There are a couple of other things to keep in mind here, though. Critics of his new, hefty contract have pointed out the mere 45 games he played this past season was his heaviest workload in his four full NHL seasons. His advocates will also point out that the .921 save percentage he posted was also the lowest of even his full-time backup seasons.

So let's address that: The Devils' backup is likely to be far better than Brodeur, even if he's not very good; Brodeur was below replacement-level (what you could expect if you called up a guy from the AHL). Whether it's Scott Clemmensen, Scott Wedgewood or Keith Kinkaid, this will not be a major concern.

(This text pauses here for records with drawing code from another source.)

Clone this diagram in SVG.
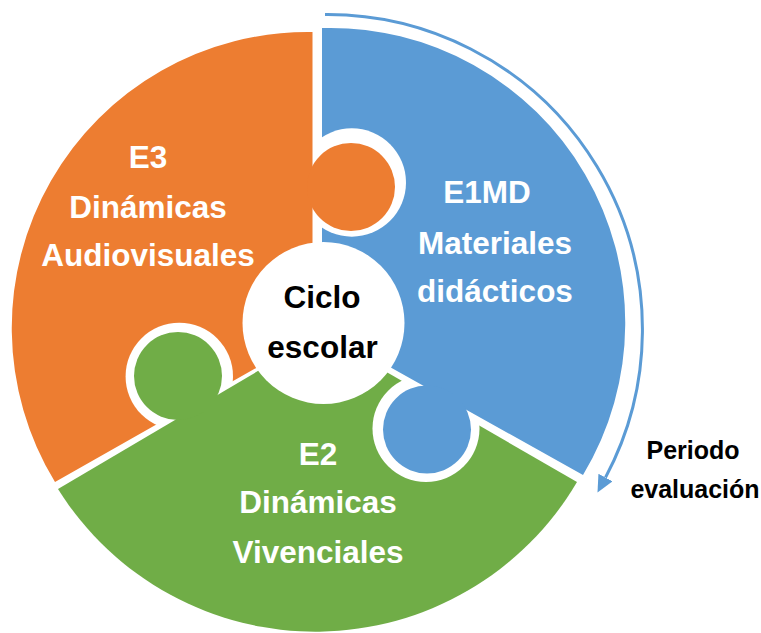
<svg xmlns="http://www.w3.org/2000/svg" width="761" height="633" viewBox="0 0 761 633">
  <style>
    .lbl { font-family: "Liberation Sans", Arial, sans-serif; font-weight: bold; font-size: 31.5px; text-anchor: middle; fill: #ffffff; }
    .ctr { fill: #000000; }
    .side { font-family: "Liberation Sans", Arial, sans-serif; font-weight: bold; font-size: 25px; text-anchor: middle; fill: #000000; }
    .orange { fill: #ED7D31; }
    .blue { fill: #5B9BD5; }
    .green { fill: #70AD47; }
    .conn { fill: none; stroke: #5B9BD5; stroke-width: 3; }
  </style>
  <defs>
    <mask id="mBlue" maskUnits="userSpaceOnUse" x="0" y="0" width="761" height="633">
      <rect x="0" y="0" width="761" height="633" fill="#fff"/>
      <circle cx="351.8" cy="182.5" r="54.2" fill="#000"/>
    </mask>
    <mask id="mOrange" maskUnits="userSpaceOnUse" x="0" y="0" width="761" height="633">
      <rect x="0" y="0" width="761" height="633" fill="#fff"/>
      <circle cx="179.3" cy="376.4" r="53.7" fill="#000"/>
    </mask>
    <mask id="mGreen" maskUnits="userSpaceOnUse" x="0" y="0" width="761" height="633">
      <rect x="0" y="0" width="761" height="633" fill="#fff"/>
      <circle cx="426" cy="428.5" r="53.5" fill="#000"/>
    </mask>
    <marker id="ah" markerUnits="userSpaceOnUse" markerWidth="20" markerHeight="18" refX="0" refY="8" orient="auto">
      <path d="M0,0 L17,8 L0,16 Z" fill="#5B9BD5"/>
    </marker>
  </defs>

  <g id="piece-e3">
    <path class="orange" mask="url(#mOrange)" d="M312.5,32 L312.5,336 L55,482 A296,296 0 0 1 312.5,32 Z"/>
    <circle class="orange" cx="351" cy="187" r="44"/>
    <text class="lbl" x="148" y="168">E3</text>
    <text class="lbl" x="148" y="218">Dinámicas</text>
    <text class="lbl" x="148" y="266">Audiovisuales</text>
  </g>

  <g id="piece-e1md">
    <path class="blue" mask="url(#mBlue)" d="M322,28 A295,295 0 0 1 583,475 L322,329 Z"/>
    <circle class="blue" cx="427" cy="429.5" r="44"/>
    <text class="lbl" x="487" y="203">E1MD</text>
    <text class="lbl" x="495" y="254">Materiales</text>
    <text class="lbl" x="495" y="302">didácticos</text>
  </g>

  <g id="piece-e2">
    <path class="green" mask="url(#mGreen)" d="M58,489 L320.6,334 L577,482 A303.5,303.5 0 0 1 58,489 Z"/>
    <circle class="green" cx="178" cy="376" r="44"/>
    <text class="lbl" x="318" y="465">E2</text>
    <text class="lbl" x="318" y="513">Dinámicas</text>
    <text class="lbl" x="318" y="563">Vivenciales</text>
  </g>

  <g id="center">
    <circle cx="323.5" cy="323" r="81" fill="#ffffff"/>
    <text class="lbl ctr" x="322" y="308">Ciclo</text>
    <text class="lbl ctr" x="322.5" y="358">escolar</text>
  </g>

  <g id="connectors">
    <path class="conn" d="M325,14.5 A315,315 0 0 1 605.5,477.5" marker-end="url(#ah)"/>
  </g>

  <g id="periodo">
    <text class="side" x="693" y="459">Periodo</text>
    <text class="side" x="695" y="498">evaluación</text>
  </g>
</svg>
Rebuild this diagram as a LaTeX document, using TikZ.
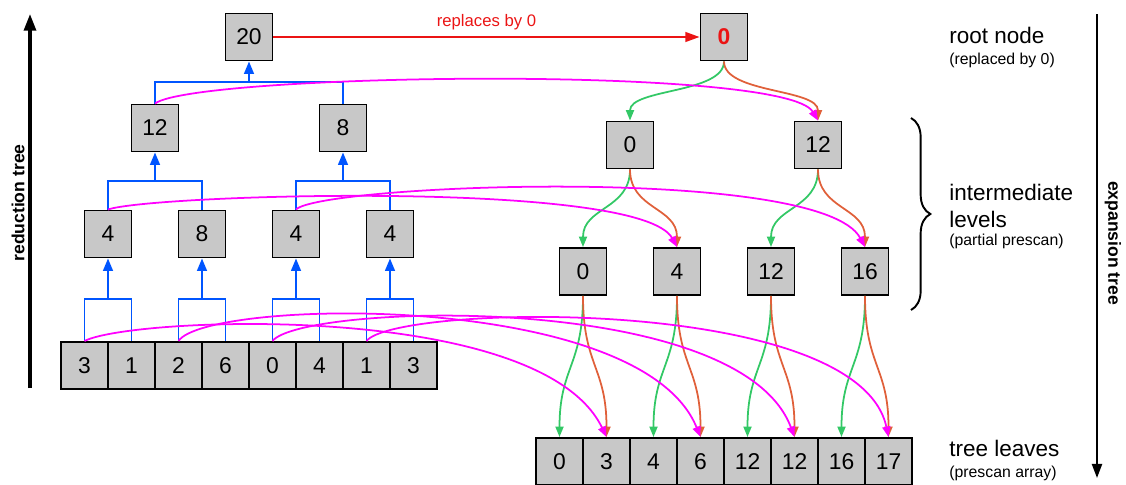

The backup is probably only going to get something like 15 to 20 games.  

Meanwhile, if Schneider can maintain anything even remotely in the neighborhood of his career .925 mark — which given that he's over 3800 career shots against is probably a pretty good bet —then the Devils can expect to take a huge step forward. He's sixth among goaltenders with at least 5,000 minutes at 5-on-5 the last four seasons, behind Vezina winners Tuukka Rask, Henrik Lundqvist, Sergei Bobrovsky, and Tim Thomas, and also guy-he-deposed Roberto Luongo. Not bad company at all, though granted he played fewer minutes than all those guys.

(As for shootouts? Well, don't get your hopes up. Among the 74 active goaltenders who have participated in one, Schneider's career save percentage is 64th, at just .594. That could pose a problem.) 

Nonetheless, though, just by giving Schneider the starting job, it's like the Devils basically went from basically the worst goalie in the league to a potential year-in, year-out contender for “best goalie in the league.”

And on the basis of that alone one has to believe that, barring disaster, this team goes from out of the playoffs to one of the top three four teams in the Eastern Conference. If you add in the fact that their offense can't be nearly as futile, the team might even push for the division title, no matter how much Pittsburgh has improved.